#### [PROBLEM]
Retype nothing but the lines from the start of the material up to and including the line with "const weekNames = ['I', 'II', 'III', 'IV', 'V'];". Pictures don't belong in the copy.

#### [DATA SHOWN]

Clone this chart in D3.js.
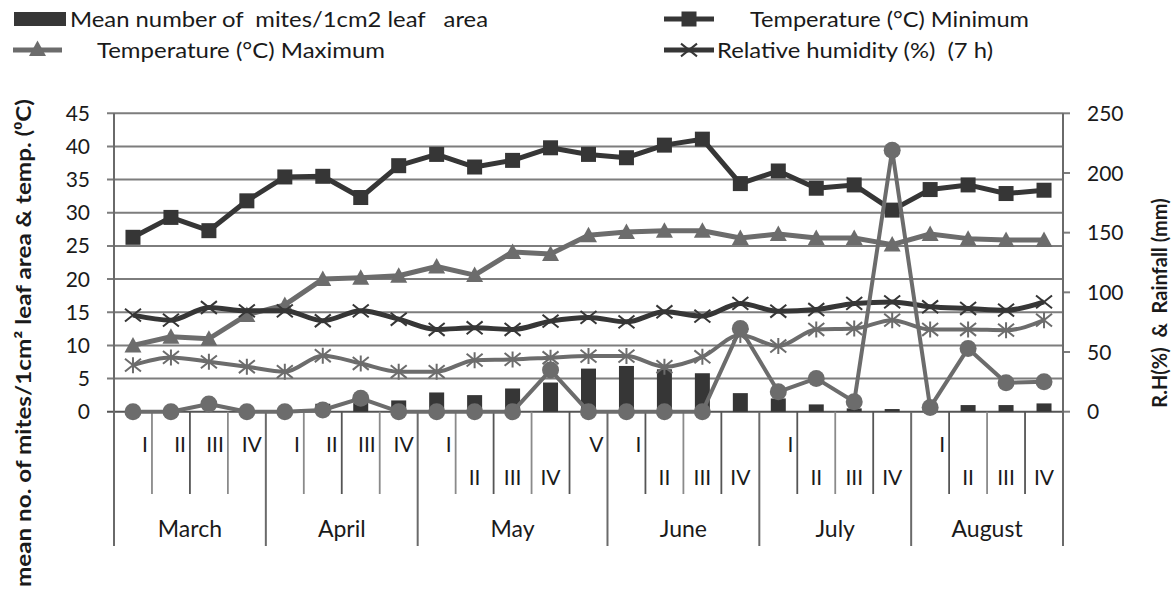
<!DOCTYPE html>
<html>
<head>
<meta charset="utf-8">
<script src="https://cdn.jsdelivr.net/npm/d3@7"></script>
<style>
  body { margin: 0; background: #fff; }
  text { font-family: Lato, "Open Sans", sans-serif; fill: #1a1a1a; }
</style>
</head>
<body>
<div class="canvas"></div>
<script>
// months and their weeks
const months = ['March', 'April', 'May', 'June', 'July', 'August'];
const weeksPerMonth = [4, 4, 5, 4, 4, 4];
const weekNames = ['I', 'II', 'III', 'IV', 'V'];

// series
const mites = [0, 0, 0, 0, 0, 1.2, 1.3, 1.7, 2.9, 2.5, 3.5, 4.4, 6.5, 6.9, 6.4, 5.8, 2.8, 2.0, 1.1, 0.5, 0.4, 0, 1.0, 1.0, 1.25];
const tempMinimum = [26.3, 29.3, 27.3, 31.8, 35.4, 35.5, 32.3, 37.1, 38.8, 36.9, 37.9, 39.8, 38.8, 38.3, 40.2, 41.1, 34.4, 36.3, 33.7, 34.2, 30.4, 33.5, 34.2, 32.9, 33.4];
const tempMaximum = [10.0, 11.3, 11.0, 14.6, 16.1, 20.0, 20.2, 20.5, 21.9, 20.6, 24.1, 23.8, 26.6, 27.1, 27.3, 27.3, 26.2, 26.8, 26.2, 26.2, 25.2, 26.8, 26.1, 25.9, 25.9];
const rh7 = [80.9, 76.7, 87.3, 84.5, 84.5, 76.2, 84.5, 77.5, 68.9, 70.3, 68.9, 75.9, 79.0, 75.3, 83.7, 80.1, 90.7, 84.2, 85.6, 90.7, 92.0, 87.9, 86.5, 85.1, 92.0];
const rh14 = [39.0, 45.5, 41.8, 37.7, 33.5, 46.9, 40.4, 33.5, 33.5, 43.2, 43.8, 45.2, 46.6, 46.6, 37.7, 46.0, 64.2, 55.0, 68.9, 69.7, 76.7, 68.9, 68.9, 68.3, 76.7];
const rainfall = [0, 0, 6.4, 0, 0, 1.4, 11.2, 0, 0, 0, 0, 34.9, 0, 0, 0, 0, 69.7, 16.7, 27.9, 8.4, 219, 3.6, 53, 24.3, 25.1];

// axis ticks
const leftTicks = [0, 5, 10, 15, 20, 25, 30, 35, 40, 45];
const rightTicks = [0, 50, 100, 150, 200, 250];

const dark = '#363636';
const grey = '#6c6c6c';

// build the categories
const cats = [];
months.forEach((m, mi) => {
    for (let w = 0; w < weeksPerMonth[mi]; w++) {
        cats.push({ month: m, monthIndex: mi, week: weekNames[w], key: m + '-' + weekNames[w] });
    }
});

const svg = d3.select('.canvas')
    .append('svg')
    .attr('width', 1172)
    .attr('height', 596);

const plot = { left: 114, right: 1063, top: 113.3, bottom: 411.7 };
const weekRowBottom = 494;
const monthRowBottom = 546;

const x = d3.scaleBand()
    .domain(cats.map(c => c.key))
    .range([plot.left, plot.right]);

const yL = d3.scaleLinear().domain([0, 45]).range([plot.bottom, plot.top]);
const yR = d3.scaleLinear().domain([0, 250]).range([plot.bottom, plot.top]);
const cx = i => x(cats[i].key) + x.bandwidth() / 2;

// gridlines + left ticks
svg.append('g').selectAll('line')
    .data(leftTicks)
    .enter().append('line')
    .attr('x1', plot.left - 7)
    .attr('x2', plot.right)
    .attr('y1', d => yL(d))
    .attr('y2', d => yL(d))
    .attr('stroke', d => d === 0 ? '#555' : '#7d7d7d')
    .attr('stroke-width', 2);

svg.append('g').selectAll('text')
    .data(leftTicks)
    .enter().append('text')
    .attr('x', 90)
    .attr('y', d => yL(d))
    .attr('dy', '0.36em')
    .attr('text-anchor', 'end')
    .attr('font-size', 21)
    .text(d => d);

// right ticks
svg.append('g').selectAll('line')
    .data(rightTicks)
    .enter().append('line')
    .attr('x1', plot.right)
    .attr('x2', plot.right + 7)
    .attr('y1', d => yR(d))
    .attr('y2', d => yR(d))
    .attr('stroke', '#7d7d7d')
    .attr('stroke-width', 2);

svg.append('g').selectAll('text')
    .data(rightTicks)
    .enter().append('text')
    .attr('x', 1087)
    .attr('y', d => yR(d))
    .attr('dy', '0.36em')
    .attr('font-size', 21)
    .text(d => d);

// axis lines
[plot.left, plot.right].forEach(px => {
    svg.append('line')
        .attr('x1', px).attr('x2', px)
        .attr('y1', plot.top).attr('y2', monthRowBottom)
        .attr('stroke', '#6a6a6a')
        .attr('stroke-width', 2);
});

// category table under the plot
const firstOfMonth = new Set();
let acc = 0;
weeksPerMonth.forEach(n => { firstOfMonth.add(acc); acc += n; });
const lastIndex = cats.length - 1;

cats.forEach((c, i) => {
    const bx = x(c.key) + x.bandwidth();
    const monthEnd = firstOfMonth.has(i + 1) || i === lastIndex;
    if (!monthEnd) {
        svg.append('line')
            .attr('x1', bx).attr('x2', bx)
            .attr('y1', plot.bottom).attr('y2', weekRowBottom)
            .attr('stroke', i % 2 ? '#555' : '#8a8a8a')
            .attr('stroke-width', 1.8);
    } else if (i !== lastIndex) {
        svg.append('line')
            .attr('x1', bx).attr('x2', bx)
            .attr('y1', plot.bottom).attr('y2', monthRowBottom)
            .attr('stroke', '#6a6a6a')
            .attr('stroke-width', 2);
    }
});

// week labels: some sit high against the right border, the rest centred lower
const highLabel = i => cats[i].monthIndex < 2 || firstOfMonth.has(i) || cats[i].week === 'V';
svg.append('g').selectAll('text')
    .data(cats)
    .enter().append('text')
    .attr('x', (d, i) => highLabel(i) ? x(d.key) + x.bandwidth() - 4 : cx(i))
    .attr('y', (d, i) => highLabel(i) ? 444 : 477)
    .attr('dy', '0.36em')
    .attr('text-anchor', (d, i) => highLabel(i) ? 'end' : 'middle')
    .attr('font-size', 21)
    .text(d => d.week);

// month labels
months.forEach((m, mi) => {
    const ks = cats.filter(c => c.monthIndex === mi);
    const x0 = x(ks[0].key), x1 = x(ks[ks.length - 1].key) + x.bandwidth();
    svg.append('text')
        .attr('x', (x0 + x1) / 2)
        .attr('y', 529)
        .attr('dy', '0.36em')
        .attr('text-anchor', 'middle')
        .attr('font-size', 23)
        .text(m);
});

// bars
svg.append('g').selectAll('rect')
    .data(mites)
    .enter().append('rect')
    .attr('x', (d, i) => cx(i) - 7.5)
    .attr('width', 15)
    .attr('y', d => yL(d))
    .attr('height', d => plot.bottom - yL(d))
    .attr('fill', dark);

// marker helpers
const triPath = 'M0,-8.5L8.5,7L-8.5,7Z';
function drawMarker(g, type, px, py, color) {
    if (type === 'square') {
        g.append('rect').attr('x', px - 7.5).attr('y', py - 7.5)
            .attr('width', 15).attr('height', 15).attr('fill', color);
    } else if (type === 'triangle') {
        g.append('path').attr('d', triPath)
            .attr('transform', `translate(${px},${py})`).attr('fill', color);
    } else if (type === 'circle') {
        g.append('circle').attr('cx', px).attr('cy', py).attr('r', 8.5).attr('fill', color);
    } else {
        const s = 8;
        const p = `M${px - s},${py - s * 0.8}L${px + s},${py + s * 0.8}M${px - s},${py + s * 0.8}L${px + s},${py - s * 0.8}` +
            (type === 'star' ? `M${px},${py - s}L${px},${py + s}` : '');
        g.append('path').attr('d', p).attr('stroke', color).attr('stroke-width', 2).attr('fill', 'none');
    }
}

const series = [
    { values: tempMinimum, y: yL, color: dark, width: 5, marker: 'square' },
    { values: tempMaximum, y: yL, color: grey, width: 5, marker: 'triangle' },
    { values: rh7, y: yR, color: dark, width: 5, marker: 'x' },
    { values: rh14, y: yR, color: grey, width: 4, marker: 'star' },
    { values: rainfall, y: yR, color: grey, width: 4, marker: 'circle' }
];

series.forEach(s => {
    const g = svg.append('g');
    const line = d3.line()
        .x((d, i) => cx(i))
        .y(d => s.y(d))
        .curve(s.marker === 'x' || s.marker === 'star' ? d3.curveMonotoneX : d3.curveLinear);
    g.append('path')
        .datum(s.values)
        .attr('d', line)
        .attr('fill', 'none')
        .attr('stroke', s.color)
        .attr('stroke-width', s.width)
        .attr('stroke-linejoin', 'round');
    s.values.forEach((v, i) => drawMarker(g, s.marker, cx(i), s.y(v), s.color));
});

// axis titles
svg.append('text')
    .attr('transform', 'translate(23,343) rotate(-90)')
    .attr('text-anchor', 'middle')
    .attr('dy', '0.36em')
    .attr('font-size', 21)
    .attr('font-weight', 'bold')
    .attr('textLength', 488)
    .attr('lengthAdjust', 'spacingAndGlyphs')
    .text('mean no. of mites/1cm² leaf area & temp. (⁰C)');

svg.append('text')
    .attr('transform', 'translate(1160,303) rotate(-90)')
    .attr('text-anchor', 'middle')
    .attr('dy', '0.36em')
    .attr('font-size', 20)
    .attr('font-weight', 'bold')
    .style('white-space', 'pre')
    .text('R.H(%)  &  Rainfall (mm)');

// legend
function legendText(px, py, str, len) {
    legend.append('text').attr('x', px).attr('y', py).attr('dy', '0.36em').attr('font-size', 21)
        .style('white-space', 'pre')
        .attr('textLength', len)
        .attr('lengthAdjust', 'spacingAndGlyphs')
        .text(str);
}
const legend = svg.append('g');
legend.append('rect').attr('x', 14).attr('y', 12).attr('width', 52).attr('height', 14).attr('fill', dark);
legendText(70, 19, 'Mean number of  mites/1cm2 leaf   area', 418);

legend.append('line').attr('x1', 13).attr('x2', 62).attr('y1', 50).attr('y2', 50)
    .attr('stroke', grey).attr('stroke-width', 5);
drawMarker(legend, 'triangle', 37.5, 49, grey);
legendText(97, 50, 'Temperature (°C) Maximum', 288);

legend.append('line').attr('x1', 664).attr('x2', 714).attr('y1', 19).attr('y2', 19)
    .attr('stroke', dark).attr('stroke-width', 5);
drawMarker(legend, 'square', 689, 19, dark);
legendText(750, 19, 'Temperature (°C) Minimum', 279);

legend.append('line').attr('x1', 664).attr('x2', 714).attr('y1', 50).attr('y2', 50)
    .attr('stroke', dark).attr('stroke-width', 5);
drawMarker(legend, 'x', 689, 50, dark);
legendText(717, 50, 'Relative humidity (%)  (7 h)', 276);
</script>
</body>
</html>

#### [RESPONSE TO THIS EXERCISE]
Clone this chart in D3.js.
<!DOCTYPE html>
<html>
<head>
<meta charset="utf-8">
<script src="https://cdn.jsdelivr.net/npm/d3@7"></script>
<style>
  body { margin: 0; background: #fff; }
  text { font-family: Lato, "Open Sans", sans-serif; fill: #1a1a1a; }
</style>
</head>
<body>
<div class="canvas"></div>
<script>
// months and their weeks
const months = ['March', 'April', 'May', 'June', 'July', 'August'];
const weeksPerMonth = [4, 4, 5, 4, 4, 4];
const weekNames = ['I', 'II', 'III', 'IV', 'V'];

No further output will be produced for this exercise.